Academy Award-winner Rob Epstein (The Times Of Harvey Milk; The Celluloid Closet) reiterates that the twin goals of raising awareness and creating profit are complementary to each other. “Most of my documentary films have focused on issues intended to bring about change – to educate and expose injustices in our world, and to entertain, delight, inspire and inform, all at the same time. For that is the beauty of documentary. Those same films all made healthy profits for me and my partners, had long lives in theaters, on television and in the DVD market, and continue to serve both masters well – generating continued profit for us, many years after initial release, and serving as historical documents of movements in our collective history which can be used to educate and inspire new generations. I have never experienced any conflict between these two goals. And I would not have been able to sustain a professional career in this industry for all these years, if it were any different.” Epstein currently serves as the Chair of the Board of Governors of the Academy of Motion Picture Arts and Sciences Documentary Branch.
A new documentary film by Morgan Spurlock of Super Size Me fame exemplifies the very idea of a profit-seeking documentary film that addresses important societal issues. Spurlock’s Pom Wonderful Presents: The Greatest Movie Ever Sold follows the director as he approaches brands, and advertising and marketing experts, to obtain financing for his film through product placement. Spurlock has said that one of the film’s goals was to “become a documentary blockbuster, or ‘docbuster.’” In fact, in order for Spurlock to receive the full $1 million funding from juice company Pom Wonderful, he contractually stipulated that “the movie must gross $10 million at the box office (high for a documentary), sell 500,000 DVDs and downloads, and generate 600 million “media impressions.” However, Spurlock has also stated that he wants the film to explore “the impact of marketing and advertising on society” and where the lines should be drawn.

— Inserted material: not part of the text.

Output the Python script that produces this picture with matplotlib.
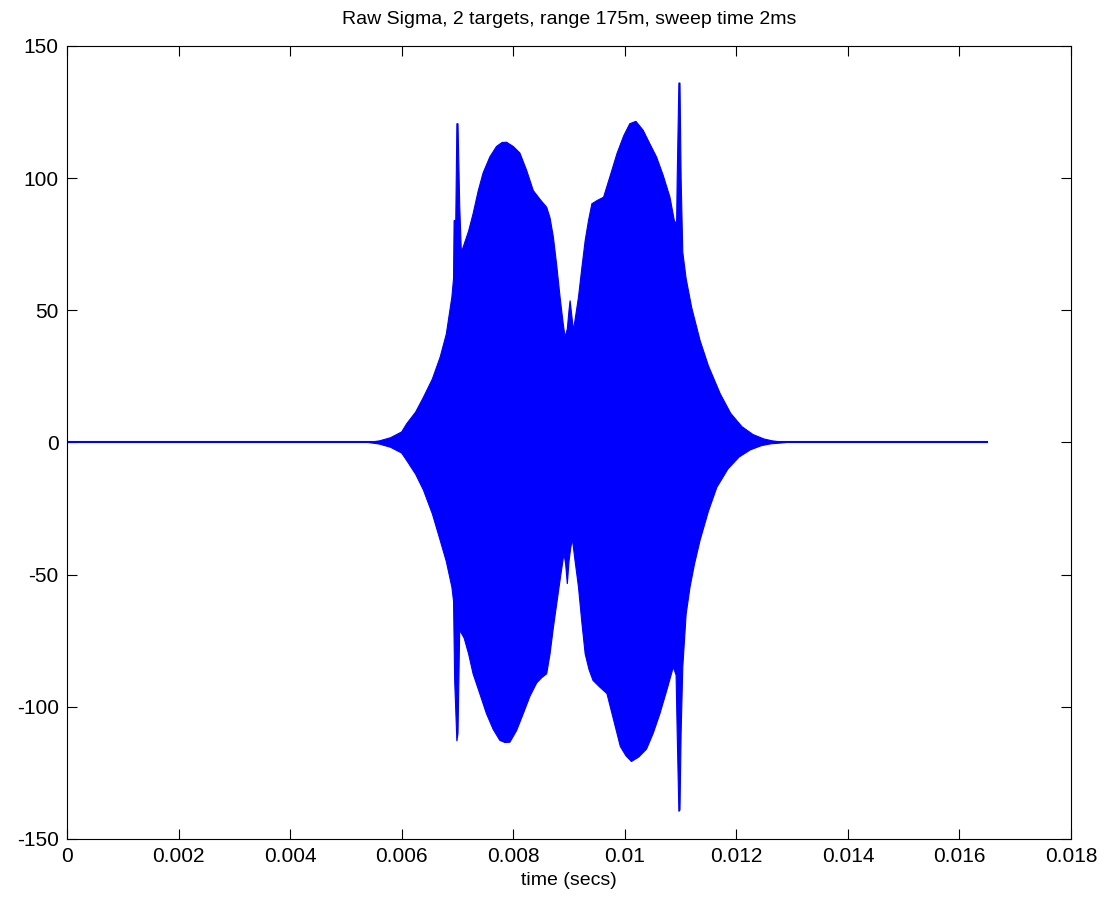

Thus, the film simultaneously explores the overlap and relationship between the dual goals of making money and providing social commentary.
In the words of International Documentary Association Executive Director Michael Lumpkin, “We hope to ensure that all filmmakers receive the respect they deserve, and that the many sacrifices they make in the pursuit of their art and livelihood will not be made in vain.”
The amicus brief filed in Lee Storey’s case represents the most recent effort undertaken by Michael Donaldson at the behest of IDA in its role as sole dedicated advocate for the rights of the documentary filmmaking community. Previous cases to which Donaldson and IDA have contributed include such topics as: freedom of speech, fair use, filmmaker exemptions to the DMCA (Digital Millennium Copyright Act), net neutrality, use of trademarks and copyrights, the ability to depict animal cruelty without fear of criminal prosecution, and supporting “Crude” director Joe Berlinger’s battle to prevent turning the entirety of his film’s dailies over to oil company Chevron.